La lumière inondant le terrain, les broussailles peuvent commencer à pousser, tous les végétaux que l’ombre des arbres les empêchait s’en donnent à cœur joie, ils recouvrent bientôt tous les déchets qui vont pourrir en alimentant la terre en humus.
Il m'est arrivé de vouloir de dégager de la broussaille ces arbres de haute futaie pour leur permettre de croître selon leur pleine capacité… Que s'est-il passé ensuite ? : Une fois isolé de la broussaille, l'arbre de haute futaie s'est plié parce qu'il n'était plus soutenu par la broussaille. Et il a perdu toute valeur dans sa vocation de « haute futaie ».

Au bout de quelques mois ou quelques années, la broussaille exubérante recouvre tout, elle devient impénétrable, avec ses ronciers et ses ajoncs piquants et monstrueux elle rend l’espace hostile, verrouillé, inaccessible, comme un enfer. Végétal.
On est ainsi passé du paradis végétal à un enfer végétal.

On passe à l’enfer, oui, mais pour les humains et leurs animaux domestiques seulement. Tandis que pour la faune sauvage c’est un paradis : la broussaille impénétrable est pour elle un refuge inexpugnable en terriers et en nids. La broussaille est aussi beaucoup plus productive que la forêt en fruits et racines, beaucoup plus d’oiseaux, d’insectes et de petits animaux peuvent s’y déployer.
La broussaille impénétrable devient un puits de biodiversité.

Pour répondre à notre souci du réchauffement climatique, avant cette broussaille impénétrable, on pourrait disperser quelques graines d’espèces d’arbres résistants à la chaleur et à la sécheresse si elles ne sont pas déjà présentes. La broussaille recouvrirait tout, protégeant la pousse des arbres de haute futaie contre leurs prédateurs sauvages et domestiques. Puis ainsi, sans effort et sans frais, « l’enfer végétal de la broussaille impénétrable » se révèle un atout indispensable à la régénération de nos forêts. Il faudrait tout de même prévoir lors de l’abattage, de garder quelques « arbres mères » pour assurer la permanence des réseaux de racines et de champignons si nécessaires à la bonne santé des forêts.

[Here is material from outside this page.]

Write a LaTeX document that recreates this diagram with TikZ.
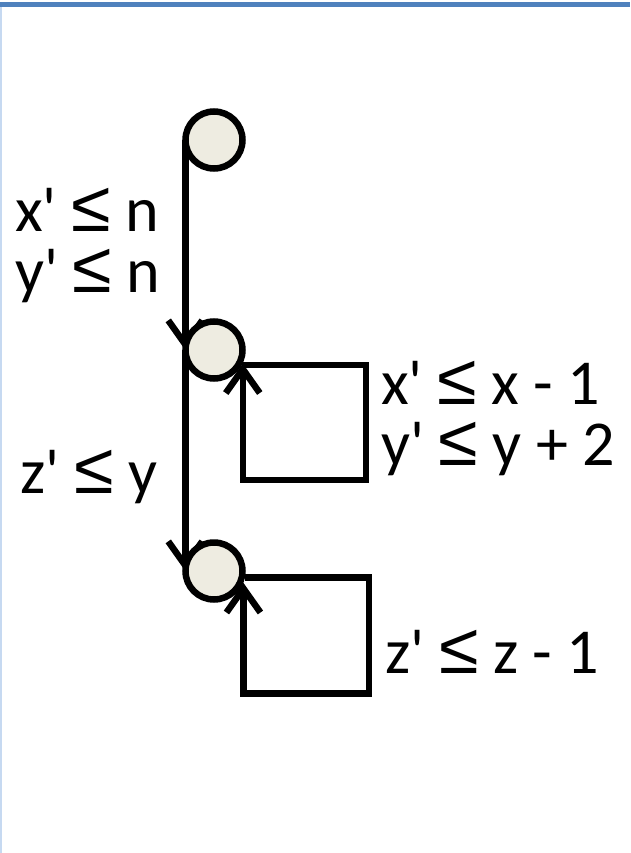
\documentclass[tikz,border=0pt]{standalone}
\usepackage{fontspec}
\setmainfont{Carlito}
\newfontfamily\symfont{Liberation Sans}
\usetikzlibrary{arrows.meta}
\pgfdeclarelayer{back}
\pgfsetlayers{back,main}
\definecolor{topbar}{HTML}{4F81BD}
\definecolor{sideline}{HTML}{C6D9F1}
\definecolor{statefill}{HTML}{EEECE1}
\newcommand{\leqsym}{{\symfont\fontsize{72}{72}\selectfont ≤}}
\newcommand{\pr}{\textquotesingle}
\tikzset{
  state/.style={circle,draw=black,fill=statefill,line width=6.5pt,inner sep=0pt,minimum size=57pt},
  edge/.style={line width=6.5pt,-{Straight Barb[length=24pt,width=34pt,line width=6.5pt]}},
  lbl/.style={anchor=base west,inner sep=0pt,align=left,font=\fontsize{64}{61}\selectfont}
}
\begin{document}
\begin{tikzpicture}[x=1pt,y=-1pt]
\useasboundingbox (0,0) rectangle (630,853);
\node[state] (s1) at (214,140) {};
\node[state] (s2) at (214,350) {};
\node[state] (s3) at (214,571) {};
\begin{pgfonlayer}{back}
\fill[white] (0,0) rectangle (630,853);
\fill[topbar] (0,2) rectangle (630,7.5);
\fill[sideline] (0,7.5) rectangle (1.5,853);
\draw[edge] ([xshift=3pt]s1.west) -- ([xshift=3pt]s2.west);
\draw[edge] ([xshift=3pt]s2.west) -- ([xshift=3pt]s3.west);
\draw[edge,line join=miter] (s2.-28) -| ++(124,115) -| (s2.-25);
\draw[edge,line join=miter] (s3.-12) -| ++(124,116) -| (s3.-22);
\end{pgfonlayer}
\node[lbl,anchor=north west] (l1) at (15,188) {x\pr{} \leqsym{} n\\y\pr{} \leqsym{} n};
\node[lbl] (l3) at (20,493) {z\pr{} \leqsym{} y};
\node[lbl,anchor=north west] (l4) at (381,361) {x\pr{} \leqsym{} x - 1\\y\pr{} \leqsym{} y + 2};
\node[lbl] (l6) at (385,673) {z\pr{} \leqsym{} z - 1};
\end{tikzpicture}
\end{document}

J’avais déjà imaginé une façon de créer des puits de diversité en pleine ville, en enfermant un espace dans un grillage fin et assez haut pour empêcher toute incursion humaine ou d’animaux domestiques, chiens et chats en particulier, et laisser pousser une flore sauvage telle qu’elle se présente, ce qui nous changerait des « plantes humanisées » des jardins publics. Le grillage remplacerait ici la broussaille impénétrable à la campagne.

Dès qu’on laisse la nature accessible aux humains et à ses animaux domestiques - chiens et chats, mais aussi bovins, ovins, caprins, porcins et volailles, elle est détruite. Et la biodiversité disparaît inexorablement.
La seule manière efficace de la protéger c’est d’empêcher radicalement les humains et leurs animaux domestiques de pénétrer dans ces « espaces protégés prédestinés », car on ne peut l’interdire partout.
Il suffit que les humains désertent un territoire pour que la « nature » retrouve sa santé.